By the time she gave in, I had already abandoned the Houses of Parliament (there seemed to be an inexplicable dearth of spent matchsticks), had organized a puppet show, had mastered the gym ropes, had messed up numerous oranges, and had - whistlewise - done little more than master "Greensleaves" and "Rose-Marie" to a standard adequate only for private performance. I had, however, discovered how to whistle, and I was proud of that. Learning to whistle is up there with learning to swim or ride a bike.

Woollie's eventual snatch of fluent whistling, done for our benefit, was marvelously impressive. But that was that. She waved away my enthusiasm with a gesture that clearly meant "The past is past." I suppose she was right, from her point of view. She was never going to take up that life again. She was on to other, more down-to-earth matters. But she may have been right to relegate it to the past for another reason. Whistling as a performance art had been largely a feature of the old music halls and concert parties, and they were older than old hat by that time - the late 1940s. They belonged to another era, another entertainment universe.

Then, a few weeks ago, I saw a British musician named David Morris being interviewed on TV because he'd become the world's whistling champion in 2003. To achieve this honor, he explained, he had traveled from his home in northern England to the small town of Louisburg, N.C. - where whistling is very much alive and well. For 31 years now, the International Whistling Convention has taken place there. Americans, Canadians, and a smattering of whistlers from around the globe have converged there each year.

The TV interviewer asked Mr. Morris if he could demonstrate his whistling skills. He launched into an astonishing few minutes of sheer brilliance. From his mouth issued a sparkling lucidity of sound, a kind of audible glistening, a stirring (for me) of an old memory, a long-forgotten childhood ambition. Yes! That was it! What I had dreamed of ... but had not achieved.

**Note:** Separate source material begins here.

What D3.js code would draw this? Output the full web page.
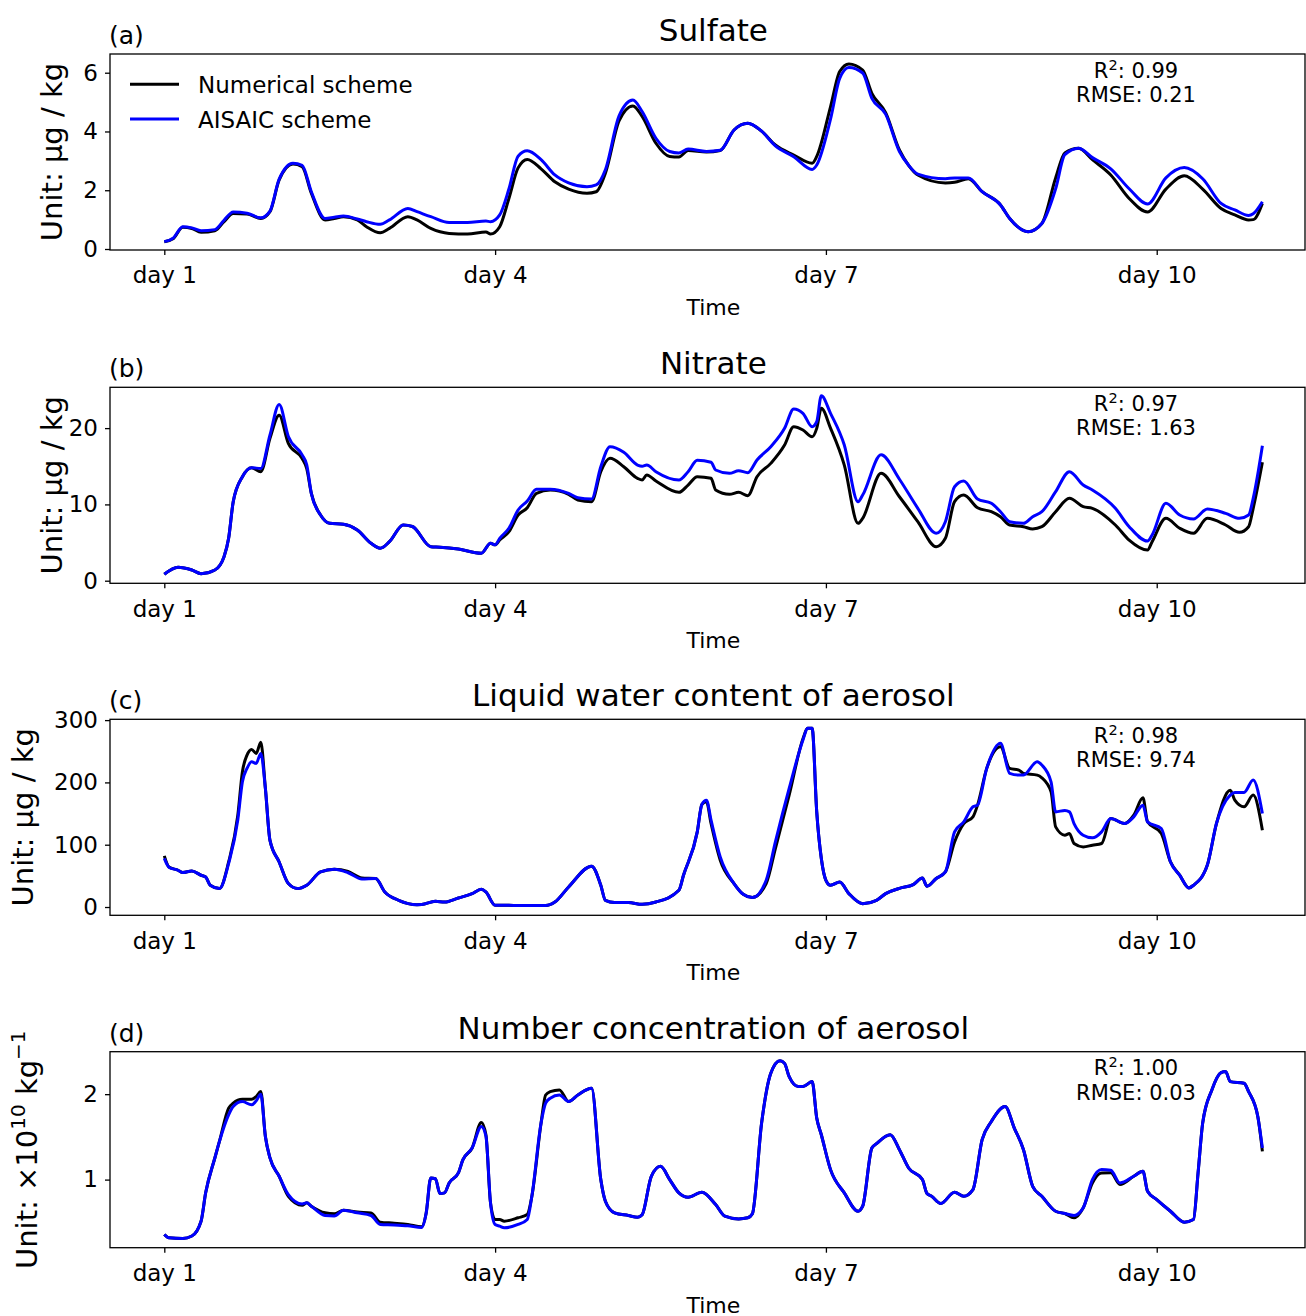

Whistling is for Morris a perfectly serious art. But he can also let his hair down. His repertoire spans both classical and popular music. And his whistling still contains within it the relaxed charm of one's own nonchalant whistling in the bath or halfway up a hillside. I have a strange urge to whistle along with him - because, after all, I can whistle even though I wouldn't know one end of an oboe from the other.

Morris's prowess convinces me that he can also peel an orange in an extraordinarily efficient, magnificently artistic, way.